■ Do this
Leave out the pictures, then reproduce the rest of the material exactly.

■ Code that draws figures

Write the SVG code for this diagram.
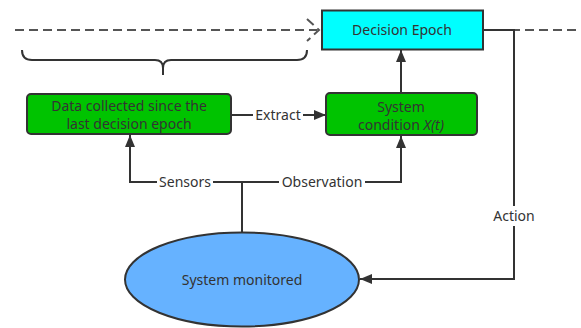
<svg xmlns="http://www.w3.org/2000/svg" width="581" height="328" viewBox="0 0 581 328">
<defs>
<marker id="arr" markerWidth="12" markerHeight="12" viewBox="0 0 12 10" refX="12" refY="5" orient="auto" markerUnits="userSpaceOnUse">
<path d="M0,0 L12,5 L0,10 Z" fill="#333"/>
</marker>
</defs>
<style>
.ln{fill:none;stroke:#333;stroke-width:2}
.dash{fill:none;stroke:#555;stroke-width:2;stroke-dasharray:9 5}
.t{font-family:"Noto Sans","Open Sans",sans-serif;font-size:14px;fill:#333;text-anchor:middle}
.box{stroke:#333;stroke-width:2}
</style>
<rect width="581" height="328" fill="#fff"/>
<g id="connectors">
<path class="dash" d="M15,30 H317"/>
<path class="dash" d="M307,19 L319,30 L307,41" stroke-dasharray="7 4"/>
<path class="dash" d="M483,30 H581"/>
<path class="ln" d="M22,50 Q22,60 32,60 H155 Q163,60 163,68 V75 M163,68 Q163,60 171,60 H297 Q307,60 307,50"/>
<path class="ln" d="M483,30 H514 V279 H360" marker-end="url(#arr)"/>
<path class="ln" d="M401,93 V50" marker-end="url(#arr)"/>
<path class="ln" d="M231,115 H253"/>
<path class="ln" d="M303,115 H326" marker-end="url(#arr)"/>
<path class="ln" d="M242,232 V182"/>
<path class="ln" d="M213,182 H279"/>
<path class="ln" d="M157,182 H130 V135" marker-end="url(#arr)"/>
<path class="ln" d="M365,182 H401 V136" marker-end="url(#arr)"/>
<rect x="491" y="206" width="46" height="20" fill="#fff"/>
<text class="t" x="514" y="221">Action</text>
<text class="t" x="185" y="187">Sensors</text>
<text class="t" x="322" y="187">Observation</text>
<text class="t" x="278" y="120">Extract</text>
</g>
<g id="decision-epoch">
<rect class="box" x="322" y="10.5" width="161" height="39" fill="#00FFFF"/>
<text class="t" x="402" y="35">Decision Epoch</text>
</g>
<g id="data-collected">
<rect class="box" x="27" y="94" width="204" height="40" rx="4" fill="#00C300"/>
<text class="t" x="129" y="111">Data collected since the</text>
<text class="t" x="129" y="129">last decision epoch</text>
</g>
<g id="system-condition">
<rect class="box" x="326" y="93" width="151" height="42" rx="4" fill="#00C300"/>
<text class="t" x="401" y="112">System</text>
<text class="t" x="401" y="130">condition <tspan font-style="italic">X(t)</tspan></text>
</g>
<g id="system-monitored">
<ellipse class="box" cx="242" cy="279.5" rx="117" ry="47" fill="#66B2FF"/>
<text class="t" x="242" y="285">System monitored</text>
</g>
</svg>
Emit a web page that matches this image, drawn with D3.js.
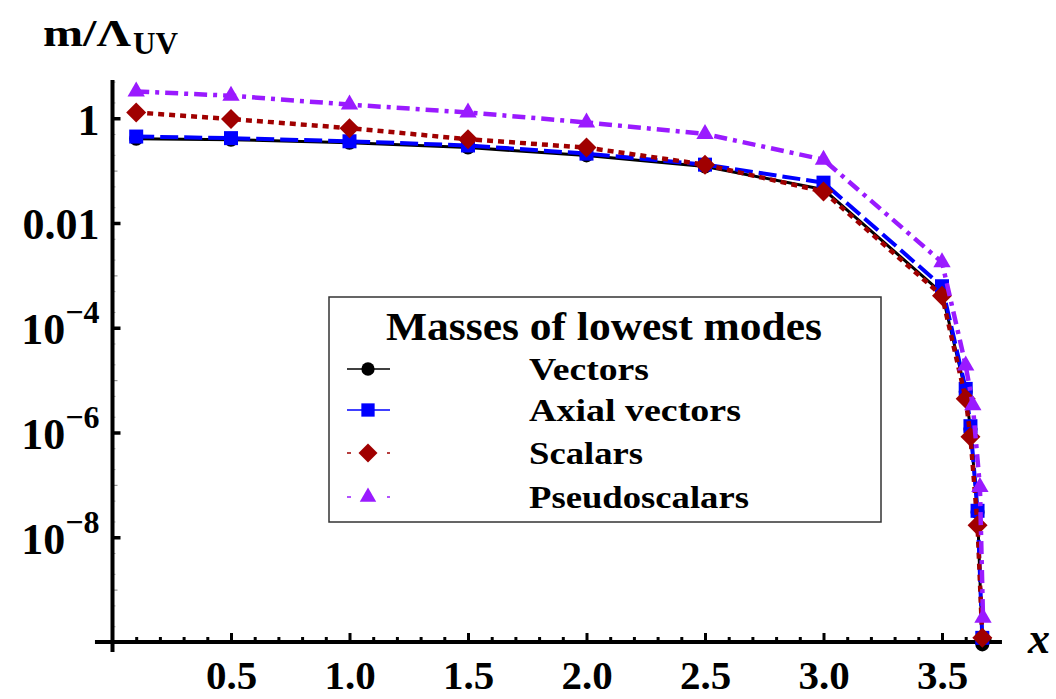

■ Right answer
Write the SVG code for this diagram.
<svg xmlns="http://www.w3.org/2000/svg" width="581" height="328" viewBox="0 0 581 328">
<defs>
<marker id="arr" markerWidth="12" markerHeight="12" viewBox="0 0 12 10" refX="12" refY="5" orient="auto" markerUnits="userSpaceOnUse">
<path d="M0,0 L12,5 L0,10 Z" fill="#333"/>
</marker>
</defs>
<style>
.ln{fill:none;stroke:#333;stroke-width:2}
.dash{fill:none;stroke:#555;stroke-width:2;stroke-dasharray:9 5}
.t{font-family:"Noto Sans","Open Sans",sans-serif;font-size:14px;fill:#333;text-anchor:middle}
.box{stroke:#333;stroke-width:2}
</style>
<rect width="581" height="328" fill="#fff"/>
<g id="connectors">
<path class="dash" d="M15,30 H317"/>
<path class="dash" d="M307,19 L319,30 L307,41" stroke-dasharray="7 4"/>
<path class="dash" d="M483,30 H581"/>
<path class="ln" d="M22,50 Q22,60 32,60 H155 Q163,60 163,68 V75 M163,68 Q163,60 171,60 H297 Q307,60 307,50"/>
<path class="ln" d="M483,30 H514 V279 H360" marker-end="url(#arr)"/>
<path class="ln" d="M401,93 V50" marker-end="url(#arr)"/>
<path class="ln" d="M231,115 H253"/>
<path class="ln" d="M303,115 H326" marker-end="url(#arr)"/>
<path class="ln" d="M242,232 V182"/>
<path class="ln" d="M213,182 H279"/>
<path class="ln" d="M157,182 H130 V135" marker-end="url(#arr)"/>
<path class="ln" d="M365,182 H401 V136" marker-end="url(#arr)"/>
<rect x="491" y="206" width="46" height="20" fill="#fff"/>
<text class="t" x="514" y="221">Action</text>
<text class="t" x="185" y="187">Sensors</text>
<text class="t" x="322" y="187">Observation</text>
<text class="t" x="278" y="120">Extract</text>
</g>
<g id="decision-epoch">
<rect class="box" x="322" y="10.5" width="161" height="39" fill="#00FFFF"/>
<text class="t" x="402" y="35">Decision Epoch</text>
</g>
<g id="data-collected">
<rect class="box" x="27" y="94" width="204" height="40" rx="4" fill="#00C300"/>
<text class="t" x="129" y="111">Data collected since the</text>
<text class="t" x="129" y="129">last decision epoch</text>
</g>
<g id="system-condition">
<rect class="box" x="326" y="93" width="151" height="42" rx="4" fill="#00C300"/>
<text class="t" x="401" y="112">System</text>
<text class="t" x="401" y="130">condition <tspan font-style="italic">X(t)</tspan></text>
</g>
<g id="system-monitored">
<ellipse class="box" cx="242" cy="279.5" rx="117" ry="47" fill="#66B2FF"/>
<text class="t" x="242" y="285">System monitored</text>
</g>
</svg>
Emit a web page that matches this image, drawn with D3.js.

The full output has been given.